PROJECT SUMMARY
This project will develop the Natural Products Magnetic Resonance Database (NP-MRD), the central repository
for all NMR data generated by the natural products community. The core of the NP-MRD will be an open-access,
web-enabled, community-focused, FAIR-compliant database containing NMR spectra and structures for all
known natural products (estimated to be ~350,000 structures). It will contain (i) legacy (curator-backfilled) NMR
data of NPs derived from the literature, existing public databases, and “private” data archives, (ii) new NMR data
submitted by depositors for novel NPs, and (iii) heuristically calculated NMR chemical shifts for all NPs and,
eventually, density functional theory (DFT) calculated chemical shifts all NPs. Data deposition will be both rapid
(<5 minutes) and simple. The NP-MRD will be closely integrated (through data exchange agreements) with
“sister” databases containing MS, biosynthetic gene cluster, and bioactivity data. It will provide rigorous validation
and data checking (QA/QC) to ensure that submitted assignment data is of the highest quality. Validation and
analytical summary reports will be provided following data deposition. The NP-MRD will also offer powerful
database search, filtering, and querying tools to facilitate spectral, structure and taxonomic searches or
selections. In addition to data storage, retrieval, and curation, the NP-MRD will host an extensive suite of software
tools for NP research. These will include tools for spectral dereplication, structure validation, and NMR-based
profiling of complex mixtures. The NP-MRD will also provide tools for spectral and structural visualization and
comparison, as well as chemical-space network visualization and chemo-taxonomic comparisons. Additionally
the NP-MRD will offer tools for NMR spectral prediction and simulation. A core principle of the NP-MRD is that
availability of high-quality, value-added reporting and interactive tools will encourage user engagement and data
deposition. Software produced and hosted by the NP-MRD will be open-source and open-access. To enhance
interoperability, portions of the NP-MRD and associated software will be “dockerized” on cloud computing
resources and, if needed, converted to web-based APIs. The NP-MRD’s deposition tools will be designed to
work with participating journals’ paper-submission software. The NP-MRD team will engage thought leaders,
journal editors, and database managers to develop consensus protocols regarding data deposition, data format
standards, and data exchange—all compliant with community-established policies and standards.
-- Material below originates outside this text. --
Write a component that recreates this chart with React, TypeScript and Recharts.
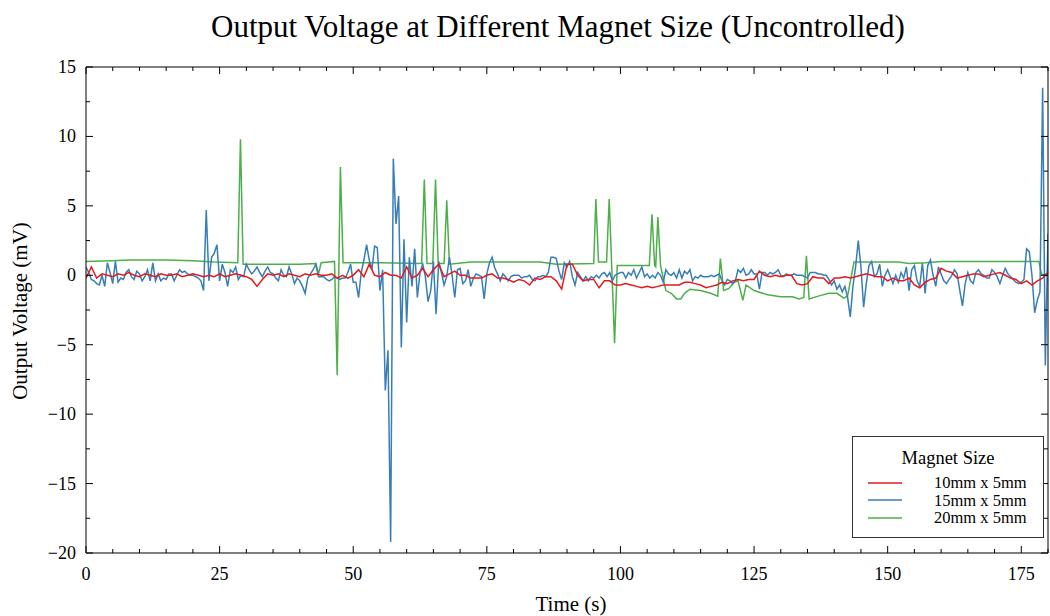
import React from "react";
import { LineChart, Line, XAxis, YAxis, Legend } from "recharts";

const SERIF = '"Liberation Serif", "Times New Roman", serif';

// sampling interval (s) of each recording
const RED_STEP = 1;
const BLUE_STEP = 0.5;

const red10mm = [
  -0.2, 0.6, -0.2, 0.1, 0.0, -0.1, 0.1, 0.0, 0.2, 0.0,
  -0.1, 0.1, 0.0, -0.1, 0.1, 0.0, 0.0, 0.1, -0.1, 0.0,
  0.1, 0.0, -0.1, 0.0, -0.1, 0.1, -0.1, 0.0, 0.1, 0.0,
  -0.1, -0.3, -0.8, -0.3, 0.1, 0.0, 0.1, -0.1, 0.1, 0.0,
  -0.1, 0.1, 0.0, 0.1, 0.0, 0.0, 0.1, -0.2, 0.0, -0.2,
  0.0, 0.4, -0.1, 0.8, 0.0, -0.1, 0.2, 0.0, 0.0, -0.2,
  0.6, -0.2, 0.0, 0.5, -0.1, 0.4, 0.8, -0.1, 0.1, 0.3,
  0.0, 0.0, -0.2, -0.2, -0.2, 0.0, 0.1, -0.2, -0.2, -0.3,
  -0.5, -0.3, -0.4, -0.7, -0.2, -0.3, -0.1, -0.1, -0.4, -1.0,
  0.8, 0.8, 0.0, -0.4, -0.3, -0.3, -0.9, -0.4, -0.4, -0.7,
  -0.7, -0.6, -0.7, -0.8, -0.9, -0.8, -0.9, -0.8, -0.7, -0.7,
  -0.7, -0.7, -0.5, -0.5, -0.6, -0.7, -0.9, -0.8, -0.7, -0.5,
  -0.6, -0.4, -0.3, -0.4, -0.3, -0.3, 0.3, 0.0, -0.1, 0.0,
  -0.1, 0.0, 0.0, -0.6, -0.7, -0.6, -0.1, -0.2, -0.2, -0.6,
  -0.2, -0.2, -0.1, -0.2, -0.1, 0.0, 0.1, 0.0, -0.1, -0.1,
  -0.4, -0.2, -0.4, -0.4, -0.2, -0.7, -0.9, -0.5, -0.3, -0.2,
  0.5, 0.3, 0.2, -0.2, -0.1, 0.0, 0.1, 0.1, -0.1, 0.0,
  0.1, 0.2, 0.0, -0.2, -0.3, -0.6, -0.4, -0.7, -0.4, -0.2,
  0.2,
];

const blue15mm = [
  0.6, 0.2, -0.3, -0.4, -0.6, -0.7, 0.0, -0.8, 0.9, 0.2,
  -0.6, 1.0, -0.5, -0.2, -0.3, 0.2, 0.4, -0.1, -0.3, 0.3,
  0.1, -0.4, -0.1, 0.4, -0.4, 0.9, -0.4, 0.1, -0.4, -0.2,
  -0.3, 0.1, 0.1, -0.4, 0.0, 0.4, 0.2, 0.3, 0.1, 0.0,
  0.0, -0.1, -0.2, -0.4, -1.1, 4.7, -0.4, 1.3, 1.6, 2.2,
  -0.4, 0.8, 0.2, -0.8, 0.4, 0.2, 0.6, -0.3, 0.0, -0.1,
  0.8, 0.4, 0.1, 0.3, 0.6, 0.2, -0.1, 0.3, 0.6, 0.2,
  0.1, -0.2, -0.4, 0.4, 0.0, -0.1, 0.6, 0.1, -0.6, -0.2,
  -0.4, -0.8, -1.3, -0.2, 0.1, 0.4, 0.8, -0.1, -0.1, -0.1,
  -0.3, -0.4, -0.3, -0.1, -0.2, -0.3, -0.2, -0.2, 0.2, 0.8,
  -0.5, -0.5, -1.6, 0.2, 1.1, 2.2, 1.1, 0.4, 2.1, 2.0,
  -1.1, 0.4, -8.3, -5.4, -19.2, 8.4, 3.7, 5.7, -5.2, 2.6,
  -3.4, 1.3, -0.8, 1.9, -1.6, 0.2, 0.8, -0.1, -1.9, -1.1,
  1.0, -2.8, 1.0, 0.2, -0.7, -0.1, 1.3, 0.0, -1.6, 0.4,
  0.5, -0.6, -0.4, 0.4, -0.8, -0.2, 0.1, 0.0, -0.1, -1.7,
  0.1, 0.9, 1.3, 0.5, 0.1, -0.4, 0.1, -0.1, -0.4, -0.1,
  0.0, 0.0, 0.0, -0.2, -0.1, -0.1, 0.0, -0.3, -0.4, -0.1,
  -0.1, 0.0, -0.1, 0.2, 1.3, 1.3, 1.2, 0.3, -0.3, 0.9,
  0.6, 1.0, -0.1, -0.7, 0.2, -0.1, -0.4, -0.1, -0.4, -0.1,
  -0.2, 0.0, -0.2, 0.1, 0.2, -0.1, 0.2, -0.4, 0.0, 0.1,
  0.2, 0.2, -0.2, 0.2, 0.0, 0.4, -0.2, 0.2, 0.6, -0.1,
  0.1, -0.2, 0.0, -0.2, 0.2, 0.0, -0.5, 0.4, 0.1, 0.0,
  0.2, -0.2, 0.4, -0.2, 0.3, 0.1, 0.4, -0.4, -0.1, -0.2,
  0.0, -0.1, -0.1, -0.1, 0.0, -0.1, 0.0, 0.1, -0.4, -0.7,
  -0.3, -0.4, -0.6, -0.4, 0.4, 0.2, 0.5, 0.0, 0.1, 0.4,
  0.1, 0.1, -1.0, 0.2, 0.2, 0.0, 0.2, 0.1, 0.2, 0.4,
  0.0, -0.1, 0.1, 0.0, 0.0, 0.1, 0.0, 0.0, 0.0, -0.1,
  -0.2, 0.2, 0.2, 0.2, 0.1, 0.1, 0.0, 0.0, -0.3, -0.7,
  -0.4, -1.0, -0.7, -1.2, -0.8, -1.6, -3.0, -0.8, 0.6, 2.5,
  0.6, -2.3, -0.6, 0.7, 1.0, -0.1, 0.1, 0.8, -0.8, 0.0,
  0.4, -0.1, -0.6, 0.0, -0.5, 0.2, -0.2, 0.6, -1.1, 0.4,
  0.7, -0.4, -0.8, 0.9, -1.3, 0.7, 1.1, 0.0, -0.8, 0.6,
  0.1, -0.4, -0.6, -0.3, 0.0, 0.4, 0.1, -1.1, -2.2, -0.6,
  0.2, -0.4, -0.6, 0.2, 0.4, 0.1, 0.0, -0.2, -0.2, 0.4,
  0.2, -0.1, -0.6, 0.0, 0.5, 0.1, -0.1, -0.3, -0.5, -0.6,
  -0.5, -0.3, 1.9, 1.7, 0.0, -2.7, -1.8, -1.2, 13.5, -6.5,
  3.0,
];

// the 20mm run is mostly flat, so it is kept as (time, value) breakpoints
const greenTime = [
  0, 5, 8, 15, 20, 24, 28.4, 28.9, 29.4, 35, 40, 43.0, 43.5, 44.0,
  46.5, 47.0, 47.6, 48.1, 55, 62.8, 63.3, 63.8, 64.9, 65.4, 65.9,
  67.0, 67.5, 68.0, 72, 85, 88, 95.0, 95.4, 95.9, 97.4, 97.9, 98.4,
  98.9, 99.4, 105.4, 105.9, 106.4, 106.6, 107.0, 107.5, 108.5, 109.5,
  110.5, 111.3, 112, 113, 115, 116.9, 118.2, 118.7, 119.3, 120.3,
  121.3, 122.0, 122.9, 123.5, 125, 127.5, 130, 132.2, 133.4, 134.3,
  134.8, 135.3, 137, 139, 140.5, 141.8, 142.5, 143.7, 152, 154, 157,
  160, 178.3, 178.8, 180,
];
const green20mm = [
  1.0, 1.05, 1.1, 1.1, 1.05, 0.95, 0.9, 9.8, 0.8, 0.8, 0.8, 0.85, 0.1, 0.9,
  1.0, -7.2, 7.8, 0.9, 0.9, 0.85, 6.9, 0.85, 0.85, 6.9, 0.85,
  0.85, 5.4, 0.8, 0.95, 0.95, 0.8, 0.85, 5.5, 0.95, 0.95, 5.5, 0.3,
  -4.9, 0.7, 0.7, 4.4, 0.7, 0.6, 4.2, 0.7, -1.1, -1.3,
  -1.7, -1.7, -1.3, -1.0, -1.1, -1.3, -1.5, 1.2, -1.1, -0.95,
  -0.5, -0.4, -1.8, -0.7, -1.1, -1.4, -1.55, -1.55, -1.7, -1.6,
  1.4, -1.7, -1.5, -1.3, -1.3, -1.65, -1.5, 0.95, 0.95, 0.85, 0.9,
  1.0, 1.0, 0.05, 0.1,
];

const seriesNames = ["10mm x 5mm", "15mm x 5mm", "20mm x 5mm"];
const seriesColors = ["#e41a1c", "#377eb8", "#4daf4a"];

const xMajorTicks = [0, 25, 50, 75, 100, 125, 150, 175];
const xTicks = [
  0, 5, 10, 15, 20, 25, 30, 35, 40, 45, 50, 55, 60, 65, 70, 75, 80, 85, 90,
  95, 100, 105, 110, 115, 120, 125, 130, 135, 140, 145, 150, 155, 160, 165,
  170, 175, 180,
];
const yMajorTicks = [15, 10, 5, 0, -5, -10, -15, -20];
const yTicks = [
  15, 12.5, 10, 7.5, 5, 2.5, 0, -2.5, -5, -7.5, -10, -12.5, -15, -17.5, -20,
];

const redRows = red10mm.map((v, i) => ({ t: i * RED_STEP, v }));
const blueRows = blue15mm.map((v, i) => ({ t: i * BLUE_STEP, v }));
const greenRows = greenTime.map((t, i) => ({ t, v: green20mm[i] }));

const MAJOR_LEN = 7;
const MINOR_LEN = 4;
const TICK_FONT = 18;
const fmt = (v: number) => (v < 0 ? `\u2212${Math.abs(v)}` : `${v}`);

function BottomTick({ x, y, payload }: any) {
  const major = xMajorTicks.includes(payload.value);
  return (
    <g>
      <line x1={x} x2={x} y1={y} y2={y - (major ? MAJOR_LEN : MINOR_LEN)} stroke="#000" />
      {major && (
        <text x={x} y={y + 27} textAnchor="middle" fontFamily={SERIF} fontSize={TICK_FONT} fill="#000">
          {payload.value}
        </text>
      )}
    </g>
  );
}

function TopTick({ x, y, payload }: any) {
  const major = xMajorTicks.includes(payload.value);
  return <line x1={x} x2={x} y1={y} y2={y + (major ? MAJOR_LEN : MINOR_LEN)} stroke="#000" />;
}

function LeftTick({ x, y, payload }: any) {
  const major = yMajorTicks.includes(payload.value);
  return (
    <g>
      <line x1={x} x2={x + (major ? MAJOR_LEN : MINOR_LEN)} y1={y} y2={y} stroke="#000" />
      {major && (
        <text x={x - 10} y={y + 6} textAnchor="end" fontFamily={SERIF} fontSize={TICK_FONT} fill="#000">
          {fmt(payload.value)}
        </text>
      )}
    </g>
  );
}

function RightTick({ x, y, payload }: any) {
  const major = yMajorTicks.includes(payload.value);
  return <line x1={x} x2={x - (major ? MAJOR_LEN : MINOR_LEN)} y1={y} y2={y} stroke="#000" />;
}

function MagnetLegend() {
  return (
    <div
      style={{
        width: 192,
        height: 102,
        boxSizing: "border-box",
        border: "1px solid #333",
        background: "#fff",
        fontFamily: SERIF,
        color: "#000",
      }}
    >
      <div style={{ textAlign: "center", fontSize: 18.5, lineHeight: "22px", marginTop: 10 }}>
        Magnet Size
      </div>
      <div style={{ marginTop: 5 }}>
        {seriesNames.map((name, i) => (
          <div key={name} style={{ display: "flex", alignItems: "center", height: 17.5 }}>
            <svg width={34} height={4} style={{ marginLeft: 15 }}>
              <line x1={0} x2={34} y1={2} y2={2} stroke={seriesColors[i]} strokeWidth={1.5} />
            </svg>
            <span style={{ marginLeft: 32, fontSize: 16.5, lineHeight: "17px" }}>{name}</span>
          </div>
        ))}
      </div>
    </div>
  );
}

export default function App() {
  return (
    <div style={{ position: "absolute", left: 0, top: 0, width: 1050, height: 616, background: "#fff" }}>
      <div
        style={{
          position: "absolute",
          left: 558,
          top: 9,
          transform: "translateX(-50%)",
          whiteSpace: "nowrap",
          fontFamily: SERIF,
          fontSize: 31,
          lineHeight: "36px",
        }}
      >
        Output Voltage at Different Magnet Size (Uncontrolled)
      </div>
      <div
        style={{
          position: "absolute",
          left: 571,
          top: 592,
          transform: "translateX(-50%)",
          whiteSpace: "nowrap",
          fontFamily: SERIF,
          fontSize: 21,
          lineHeight: "24px",
        }}
      >
        Time (s)
      </div>
      <div
        style={{
          position: "absolute",
          left: 20,
          top: 311,
          transform: "translate(-50%, -50%) rotate(-90deg)",
          whiteSpace: "nowrap",
          fontFamily: SERIF,
          fontSize: 21,
          lineHeight: "24px",
        }}
      >
        Output Voltage (mV)
      </div>

      <LineChart width={1050} height={616} margin={{ top: 66, right: 1, bottom: 33, left: 46 }}>
        <XAxis
          dataKey="t"
          type="number"
          domain={[0, 180]}
          allowDataOverflow
          ticks={xTicks}
          interval={0}
          height={30}
          tickSize={0}
          tickMargin={0}
          tickLine={false}
          tick={<BottomTick />}
          axisLine={{ stroke: "#000" }}
        />
        <XAxis
          xAxisId="top"
          orientation="top"
          dataKey="t"
          type="number"
          domain={[0, 180]}
          allowDataOverflow
          ticks={xTicks}
          interval={0}
          height={1}
          tickSize={0}
          tickMargin={0}
          tickLine={false}
          tick={<TopTick />}
          axisLine={{ stroke: "#000" }}
        />
        <YAxis
          type="number"
          domain={[-20, 15]}
          allowDataOverflow
          ticks={yTicks}
          interval={0}
          width={40}
          tickSize={0}
          tickMargin={0}
          tickLine={false}
          tick={<LeftTick />}
          axisLine={{ stroke: "#000" }}
        />
        <YAxis
          yAxisId="right"
          orientation="right"
          type="number"
          domain={[-20, 15]}
          allowDataOverflow
          ticks={yTicks}
          interval={0}
          width={1}
          tickSize={0}
          tickMargin={0}
          tickLine={false}
          tick={<RightTick />}
          axisLine={{ stroke: "#000" }}
        />
        <Legend
          content={<MagnetLegend />}
          layout="vertical"
          align="center"
          verticalAlign="middle"
          wrapperStyle={{ left: 852, top: 436, width: 192 }}
        />
        <Line
          data={greenRows}
          dataKey="v"
          name={seriesNames[2]}
          stroke={seriesColors[2]}
          strokeWidth={1.5}
          dot={false}
          isAnimationActive={false}
        />
        <Line
          data={blueRows}
          dataKey="v"
          name={seriesNames[1]}
          stroke={seriesColors[1]}
          strokeWidth={1.5}
          dot={false}
          isAnimationActive={false}
        />
        <Line
          data={redRows}
          dataKey="v"
          name={seriesNames[0]}
          stroke={seriesColors[0]}
          strokeWidth={1.5}
          dot={false}
          isAnimationActive={false}
        />
      </LineChart>
    </div>
  );
}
Our proposed
work has already gained traction, as shown by many strong letters of support from key stakeholders. The NP-
MRD will offer online and on-site (at conferences) training on use of its software for NP dereplication and
identification. Resources covering tips, tricks, and techniques in NMR spectroscopy and NMR software will be
made available on the NP-MRD website and through web-based “office hours” to help users, depositors, and
the general NP community. NP-MRD’s long-term goal is to advance and enable natural products research by
archiving and adding real value to natural product NMR data.